Reversible malformed UTF-8 to malformed UTF-16 encoding
> On 2019-03-19 20:32, Florian Weimer wrote:
>> I've seen occasional proposals like this one coming up:
>> | I therefore suggested 1999-11-02 on the unicode at unicode.org mailing
>> | list the following approach. Instead of using U+FFFD, simply encode
>> | malformed UTF-8 sequences as malformed UTF-16 sequences.

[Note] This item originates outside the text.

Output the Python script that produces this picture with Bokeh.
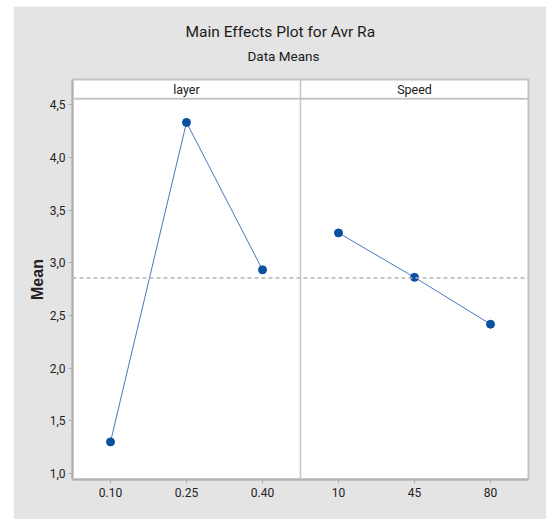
import numpy as np
from bokeh.plotting import figure
from bokeh.models import Range1d, FixedTicker, Span, Title, Spacer
from bokeh.layouts import column, row
from bokeh.core.properties import value
from bokeh.embed import file_html
from bokeh.resources import INLINE

# ---- data ----
factors = ["layer", "Speed"]
layer_levels = ["0.10", "0.25", "0.40"]
layer_means = [1.30, 4.333, 2.933]
speed_levels = ["10", "45", "80"]
speed_means = [3.284, 2.862, 2.417]
y_ticks = [1.0, 1.5, 2.0, 2.5, 3.0, 3.5, 4.0, 4.5]
y_tick_labels = ["1,0", "1,5", "2,0", "2,5", "3,0", "3,5", "4,0", "4,5"]

title_text = "Main Effects Plot for Avr Ra"
subtitle_text = "Data Means"
y_label = "Mean"

# ---- styling ----
FONT = "Roboto"
BG = "#e4e4e4"
FRAME_GRAY = "#c4c4c4"
PT_COLOR = "#0a4fa0"
LINE_COLOR = "#4a78bd"

n_layer = len(layer_levels)
n_speed = len(speed_levels)
n_total = n_layer + n_speed
x_layer = [i + 0.5 for i in range(n_layer)]
x_speed = [n_layer + i + 0.5 for i in range(n_speed)]
grand_mean = float(np.mean(layer_means + speed_means))

y_start = 0.943
data_top = 4.557
y_end = 4.74

p = figure(width=533, height=513, output_backend="svg", toolbar_location=None,
           x_range=Range1d(0, n_total), y_range=Range1d(y_start, y_end),
           min_border_left=59, min_border_right=18, min_border_top=73, min_border_bottom=40,
           title=None)
p.background_fill_color = "white"
p.border_fill_color = BG
p.outline_line_color = FRAME_GRAY
p.outline_line_width = 2
p.xgrid.visible = False
p.ygrid.visible = False

# strip header separator and panel divider
p.add_layout(Span(location=data_top, dimension="width", line_color=FRAME_GRAY, line_width=2))
p.add_layout(Span(location=n_layer, dimension="height", line_color=FRAME_GRAY, line_width=1.5))
# grand mean reference line
p.add_layout(Span(location=grand_mean, dimension="width", line_color="#b4b4b4",
                  line_width=1.5, line_dash="4 3"))

# data
p.line(x_layer, layer_means, line_color=LINE_COLOR, line_width=1)
p.line(x_speed, speed_means, line_color=LINE_COLOR, line_width=1)
p.scatter(x_layer, layer_means, size=8, fill_color=PT_COLOR, line_color=PT_COLOR)
p.scatter(x_speed, speed_means, size=8, fill_color=PT_COLOR, line_color=PT_COLOR)

# strip labels
strip_mid = (data_top + y_end) / 2
p.text(x=[n_layer / 2, n_layer + n_speed / 2], y=[strip_mid, strip_mid], text=factors,
       text_align="center", text_baseline="middle", text_font=value(FONT),
       text_font_size="12.5px", text_color="#1a1a1a")

# axes
ax = p.xaxis[0]
ax.ticker = FixedTicker(ticks=x_layer + x_speed)
ax.major_label_overrides = {x: lab for x, lab in zip(x_layer + x_speed, layer_levels + speed_levels)}
ax.major_tick_out = 4
ax.major_tick_in = 0
ax.minor_tick_out = 0
ax.minor_tick_in = 0
ax.axis_line_color = "#b0b0b0"
ax.axis_line_width = 2
ax.major_tick_line_color = "#b0b0b0"
ax.major_label_text_font = FONT
ax.major_label_text_font_size = "12px"
ax.major_label_text_color = "#222222"
ax.major_label_standoff = 4

ay = p.yaxis[0]
ay.ticker = FixedTicker(ticks=y_ticks)
ay.major_label_overrides = {t: lab for t, lab in zip(y_ticks, y_tick_labels)}
ay.major_tick_out = 4
ay.major_tick_in = 0
ay.minor_tick_out = 0
ay.minor_tick_in = 0
ay.axis_line_color = "#b0b0b0"
ay.axis_line_width = 2
ay.major_tick_line_color = "#b0b0b0"
ay.major_label_text_font = FONT
ay.major_label_text_font_size = "12px"
ay.major_label_text_color = "#222222"
ay.major_label_standoff = 3
ay.axis_label = y_label
ay.axis_label_text_font = "Liberation Sans"
ay.axis_label_text_font_style = "bold"
ay.axis_label_text_font_size = "16px"
ay.axis_label_text_color = "#222222"
ay.axis_label_standoff = 1

# titles: subtitle first (closest to the frame), then main title
p.add_layout(Title(text=subtitle_text, align="left", offset=175, standoff=31,
                   text_font=FONT, text_font_size="13.5px", text_font_style="normal",
                   text_color="#1a1a1a"), "above")
p.add_layout(Title(text=title_text, align="left", offset=113, standoff=-20,
                   text_font=FONT, text_font_size="15.5px", text_font_style="normal",
                   text_color="#1a1a1a"), "above")

layout = column(Spacer(height=6, width=546), row(Spacer(width=13, height=513), p))
open("out.html", "w").write(file_html(layout, INLINE))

Malformed
>> | UTF-8 sequences consist excludively of the bytes 0x80 - 0xff, and
>> | each of these bytes can be represented using a 16-bit value from the
>> | UTF-16 low-half surrogate zone U+DC80 to U+DCFF. Thus, the overlong
>> | "K" (U+004B) 0xc1 0x8b from the above example would be represented
>> | in UTF-16 as U+DCC1 U+DC8B. If we simply make sure that every UTF-8
>> | encoded surrogate character is also treated like a malformed
>> | sequence, then there is no way that a single high-half surrogate
>> | could precede the encoded malformed sequence and cause a valid
>> | UTF-16 sequence to emerge.
>> Has this ever been implemented in any Python version? I seem to
>> remember something like that, but all I could find was me talking
>> about this in 2000.
> Python 3 has "surrogate escape". Have a read of PEP 383 -- Non-decodable
> Bytes in System Character Interfaces.
Thanks, this is the information I was looking for.